Taman Bacaan Pelangi [Rainbow Reading Gardens] was established in November 2009 in Flores. In close collaboration with village leaders, Nila Tanzil, our founder, established the first library in Roe, a small village in the foothills of Flores, with just 200 books. Today, with the help of donors and volunteers, Roe now houses over 3,000 children’s books.

In 2013, Taman Bacaan Pelangi has officially registered as a foundation under the name of “Yayasan Pelangi Impian Bangsa”. This is an important step forward and the realisation of a dream to give children in the remote areas of Indonesia access to books.

With the support of volunteers and donors from around the world, NGOs and respected corporations, Taman Bacaan Pelangi [Rainbow Reading Gardens] has grown from a way to give back, to a way of life. To date, we have established more than 100 child-friendly libraries in remote islands in Eastern Indonesia. Our goal is simple: more books and more libraries means kids in remote areas in Indonesia are given access to books and stories that will open a whole new world of opportunity.

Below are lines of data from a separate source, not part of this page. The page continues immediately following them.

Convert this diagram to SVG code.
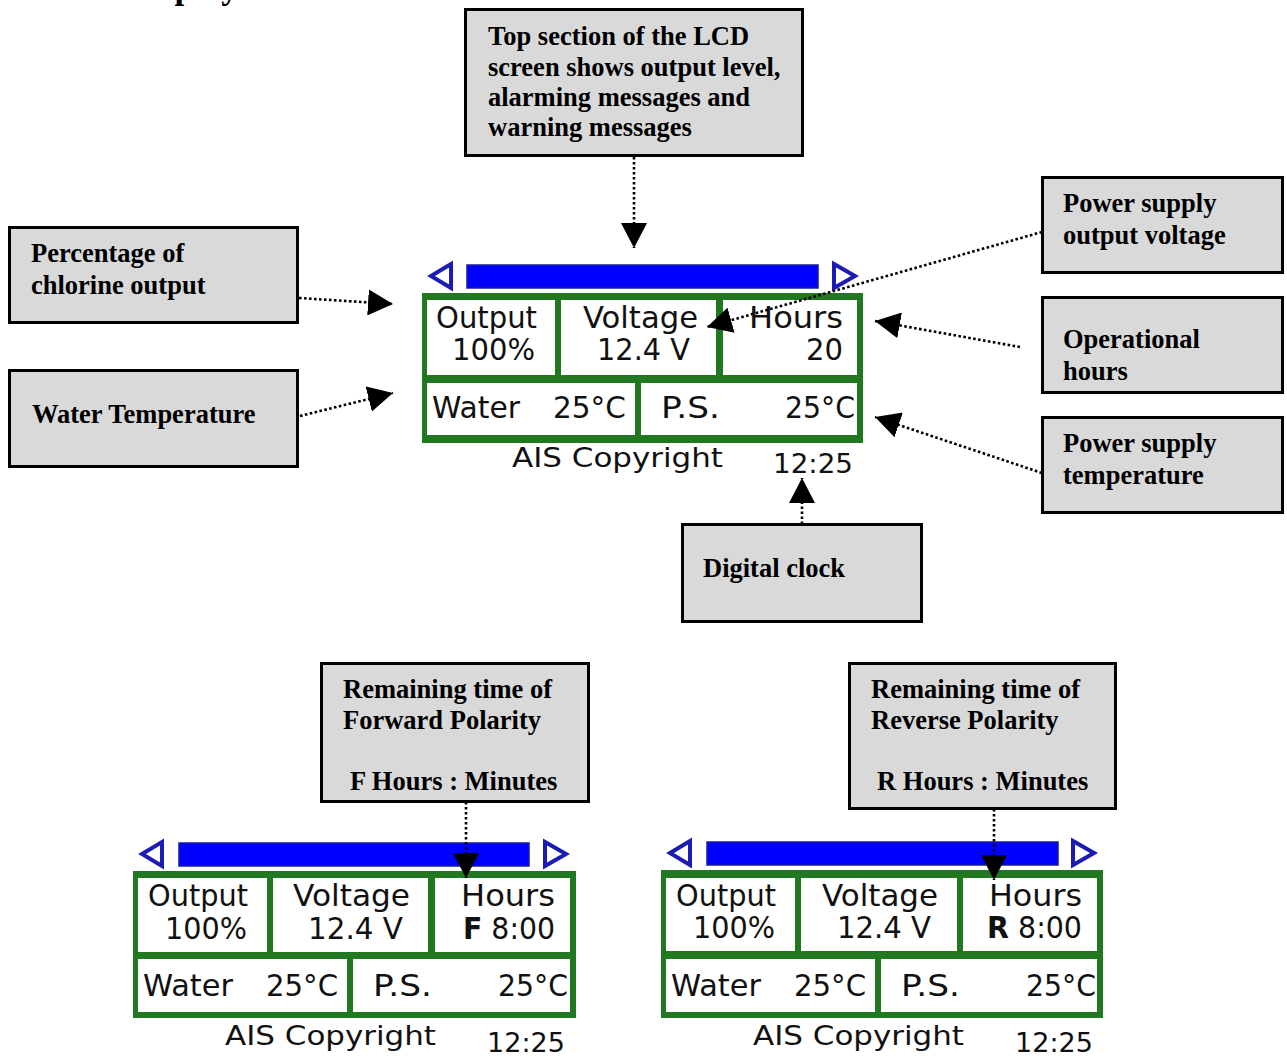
<svg xmlns="http://www.w3.org/2000/svg" width="1287" height="1056" viewBox="0 0 1287 1056">
<defs>
<style>
.box{fill:#d9d9d9;stroke:#000;stroke-width:3}
.lbl{font-family:"Liberation Serif","Times New Roman",serif;font-weight:bold;font-size:26.5px;fill:#000}
.con{fill:none;stroke:#000;stroke-width:2.6;stroke-dasharray:2.6 2.4}
.frame{fill:#217821}
.cell{fill:#fff}
.bar{fill:#0000ff;stroke:#1a1a9a;stroke-width:1.5}
.tri{fill:#fff;stroke:#1c1cb4;stroke-width:4;stroke-linejoin:miter}
.lcd{font-family:"DejaVu Sans","Liberation Sans",sans-serif;font-size:30px;fill:#111}
.lcds{font-family:"DejaVu Sans","Liberation Sans",sans-serif;font-size:27px;fill:#111}
</style>
<marker id="ah" markerUnits="userSpaceOnUse" markerWidth="26" markerHeight="26" refX="25" refY="13" orient="auto">
<path d="M0,0 L25,13 L0,26 z" fill="#000"/>
</marker>
</defs>
<rect width="1287" height="1056" fill="#fff"/>
<text x="126" y="-2.5" font-family="Liberation Serif, serif" font-weight="bold" font-size="35">Display</text>

<g id="lcd-main" transform="translate(422,293)">
<path class="tri" d="M9,-17 L29,-29 L29,-5 Z"/>
<rect class="bar" x="45" y="-28" width="351" height="23"/>
<path class="tri" d="M433,-17 L412,-29 L412,-5 Z"/>
<rect class="frame" x="0" y="0" width="441" height="150"/>
<rect class="cell" x="5" y="7" width="128" height="75"/>
<rect class="cell" x="139" y="7" width="155" height="75"/>
<rect class="cell" x="301" y="7" width="134" height="75"/>
<rect class="cell" x="5" y="90" width="208" height="52"/>
<rect class="cell" x="219" y="90" width="216" height="52"/>
<text class="lcd" x="14" y="35" textLength="101" lengthAdjust="spacingAndGlyphs">Output</text>
<text class="lcd" x="30" y="67" textLength="83" lengthAdjust="spacingAndGlyphs">100%</text>
<text class="lcd" x="161" y="35" textLength="115" lengthAdjust="spacingAndGlyphs">Voltage</text>
<text class="lcd" x="175" y="67" textLength="93" lengthAdjust="spacingAndGlyphs">12.4 V</text>
<text class="lcd" x="327" y="35" textLength="94" lengthAdjust="spacingAndGlyphs">Hours</text>
<text class="lcd" x="384" y="67" textLength="37" lengthAdjust="spacingAndGlyphs">20</text>
<text class="lcd" x="10" y="125" textLength="88" lengthAdjust="spacingAndGlyphs">Water</text>
<text class="lcd" x="131" y="125" textLength="73" lengthAdjust="spacingAndGlyphs">25°C</text>
<text class="lcd" x="239" y="125" textLength="59" lengthAdjust="spacingAndGlyphs">P.S.</text>
<text class="lcd" x="363" y="125" textLength="70" lengthAdjust="spacingAndGlyphs">25°C</text>
<text class="lcds" x="90" y="174" textLength="211" lengthAdjust="spacingAndGlyphs">AIS Copyright</text>
<text class="lcds" x="351" y="180" textLength="80" lengthAdjust="spacingAndGlyphs">12:25</text>
</g>

<g id="lcd-forward" transform="translate(133,871)">
<path class="tri" d="M9,-17 L29,-29 L29,-5 Z"/>
<rect class="bar" x="46" y="-28" width="350" height="23"/>
<path class="tri" d="M433,-17 L412,-29 L412,-5 Z"/>
<rect class="frame" x="0" y="0" width="443" height="147"/>
<rect class="cell" x="5" y="7" width="129" height="74"/>
<rect class="cell" x="140" y="7" width="155" height="74"/>
<rect class="cell" x="302" y="7" width="135" height="74"/>
<rect class="cell" x="5" y="88" width="209" height="53"/>
<rect class="cell" x="220" y="88" width="217" height="53"/>
<text class="lcd" x="15" y="35" textLength="100" lengthAdjust="spacingAndGlyphs">Output</text>
<text class="lcd" x="32" y="68" textLength="82" lengthAdjust="spacingAndGlyphs">100%</text>
<text class="lcd" x="160" y="35" textLength="117" lengthAdjust="spacingAndGlyphs">Voltage</text>
<text class="lcd" x="175" y="68" textLength="95" lengthAdjust="spacingAndGlyphs">12.4 V</text>
<text class="lcd" x="328" y="35" textLength="94" lengthAdjust="spacingAndGlyphs">Hours</text>
<text class="lcd" x="330" y="68" textLength="92" lengthAdjust="spacingAndGlyphs"><tspan font-weight="bold">F</tspan> 8:00</text>
<text class="lcd" x="10" y="125" textLength="90" lengthAdjust="spacingAndGlyphs">Water</text>
<text class="lcd" x="133" y="125" textLength="72" lengthAdjust="spacingAndGlyphs">25°C</text>
<text class="lcd" x="240" y="125" textLength="59" lengthAdjust="spacingAndGlyphs">P.S.</text>
<text class="lcd" x="365" y="125" textLength="70" lengthAdjust="spacingAndGlyphs">25°C</text>
<text class="lcds" x="92" y="174" textLength="211" lengthAdjust="spacingAndGlyphs">AIS Copyright</text>
<text class="lcds" x="354" y="181" textLength="78" lengthAdjust="spacingAndGlyphs">12:25</text>
</g>

<g id="lcd-reverse" transform="translate(661,870)">
<path class="tri" d="M9,-17 L29,-29 L29,-5 Z"/>
<rect class="bar" x="46" y="-28" width="351" height="23"/>
<path class="tri" d="M433,-17 L412,-29 L412,-5 Z"/>
<rect class="frame" x="0" y="0" width="442" height="148"/>
<rect class="cell" x="5" y="8" width="129" height="73"/>
<rect class="cell" x="140" y="8" width="156" height="73"/>
<rect class="cell" x="302" y="8" width="134" height="73"/>
<rect class="cell" x="5" y="89" width="209" height="53"/>
<rect class="cell" x="220" y="89" width="216" height="53"/>
<text class="lcd" x="15" y="36" textLength="100" lengthAdjust="spacingAndGlyphs">Output</text>
<text class="lcd" x="32" y="68" textLength="82" lengthAdjust="spacingAndGlyphs">100%</text>
<text class="lcd" x="161" y="36" textLength="116" lengthAdjust="spacingAndGlyphs">Voltage</text>
<text class="lcd" x="176" y="68" textLength="94" lengthAdjust="spacingAndGlyphs">12.4 V</text>
<text class="lcd" x="328" y="36" textLength="93" lengthAdjust="spacingAndGlyphs">Hours</text>
<text class="lcd" x="326" y="68" textLength="95" lengthAdjust="spacingAndGlyphs"><tspan font-weight="bold">R</tspan> 8:00</text>
<text class="lcd" x="10" y="126" textLength="90" lengthAdjust="spacingAndGlyphs">Water</text>
<text class="lcd" x="133" y="126" textLength="72" lengthAdjust="spacingAndGlyphs">25°C</text>
<text class="lcd" x="240" y="126" textLength="59" lengthAdjust="spacingAndGlyphs">P.S.</text>
<text class="lcd" x="365" y="126" textLength="70" lengthAdjust="spacingAndGlyphs">25°C</text>
<text class="lcds" x="92" y="175" textLength="211" lengthAdjust="spacingAndGlyphs">AIS Copyright</text>
<text class="lcds" x="354" y="182" textLength="78" lengthAdjust="spacingAndGlyphs">12:25</text>
</g>

<g id="box-top">
<rect class="box" x="465.5" y="9.5" width="337" height="146"/>
<text class="lbl" x="488" y="45">Top section of the LCD</text>
<text class="lbl" x="488" y="76">screen shows output level,</text>
<text class="lbl" x="488" y="106">alarming messages and</text>
<text class="lbl" x="488" y="136">warning messages</text>
</g>
<g id="box-percentage">
<rect class="box" x="9.5" y="227.5" width="288" height="95"/>
<text class="lbl" x="31" y="262">Percentage of</text>
<text class="lbl" x="31" y="294">chlorine output</text>
</g>
<g id="box-water">
<rect class="box" x="9.5" y="370.5" width="288" height="96"/>
<text class="lbl" x="32" y="423">Water Temperature</text>
</g>
<g id="box-psvoltage">
<rect class="box" x="1042.5" y="177.5" width="240" height="95"/>
<text class="lbl" x="1063" y="212">Power supply</text>
<text class="lbl" x="1063" y="244">output voltage</text>
</g>
<g id="box-hours">
<rect class="box" x="1042.5" y="297.5" width="240" height="95"/>
<text class="lbl" x="1063" y="348">Operational</text>
<text class="lbl" x="1063" y="380">hours</text>
</g>
<g id="box-pstemp">
<rect class="box" x="1042.5" y="417.5" width="240" height="95"/>
<text class="lbl" x="1063" y="452">Power supply</text>
<text class="lbl" x="1063" y="484">temperature</text>
</g>
<g id="box-clock">
<rect class="box" x="682.5" y="524.5" width="239" height="97"/>
<text class="lbl" x="703" y="577">Digital clock</text>
</g>
<g id="box-forward">
<rect class="box" x="321.5" y="663.5" width="267" height="138"/>
<text class="lbl" x="343" y="698">Remaining time of</text>
<text class="lbl" x="343" y="729">Forward Polarity</text>
<text class="lbl" x="350" y="790">F Hours : Minutes</text>
</g>
<g id="box-reverse">
<rect class="box" x="849.5" y="663.5" width="266" height="145"/>
<text class="lbl" x="871" y="698">Remaining time of</text>
<text class="lbl" x="871" y="729">Reverse Polarity</text>
<text class="lbl" x="877" y="790">R Hours : Minutes</text>
</g>

<g id="connectors">
<path class="con" d="M634,157 L634,248" marker-end="url(#ah)"/>
<path class="con" d="M299,298 L393,304" marker-end="url(#ah)"/>
<path class="con" d="M300,416 L393,393" marker-end="url(#ah)"/>
<path class="con" d="M1042,232 L707,327" marker-end="url(#ah)"/>
<path class="con" d="M1020,347 L875,321" marker-end="url(#ah)"/>
<path class="con" d="M1042,473 L875,417" marker-end="url(#ah)"/>
<path class="con" d="M802,524 L802,478" marker-end="url(#ah)"/>
<path class="con" d="M466,802 L466,878" marker-end="url(#ah)"/>
<path class="con" d="M994,809 L994,880" marker-end="url(#ah)"/>
</g>
</svg>
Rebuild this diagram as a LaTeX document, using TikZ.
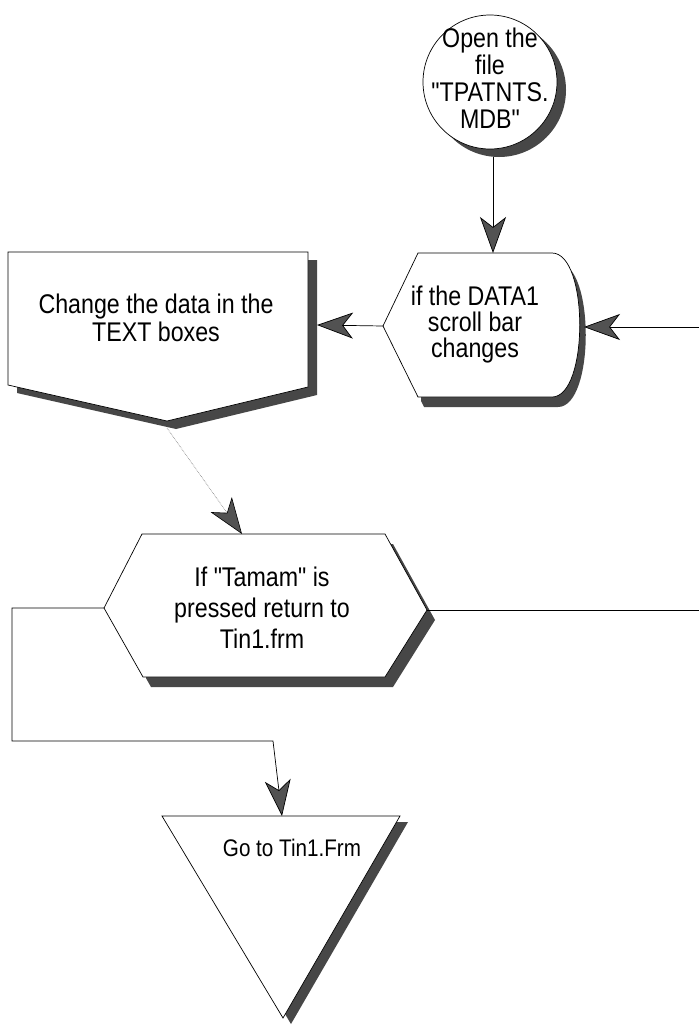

Taman Bacaan Pelangi received the “Nugra Jasadarma Pustaloka 2013” Award  from the National Library of  Republic of Indonesia for our work in encouraging the love of reading to children in remote areas of Eastern Indonesia.

Our children’s libraries across remote islands in Eastern Indonesia are located in Flores (including Komodo Island, Rinca Island, Messah Island, and other small islands around), Timor, Alor, Sulawesi, Lombok, Sumbawa, Banda Neira (in Banda Islands – the Spice Islands, Maluku), Sulawesi, Bacan Island (South Halmahera), and Papua.

Each library has at least 1,250 children’s books up to 3,000 books. We also trained the local teachers in those remote islands in order to improve their capacity and skills. We are committed to contribute to the betterment of education quality in Indonesia.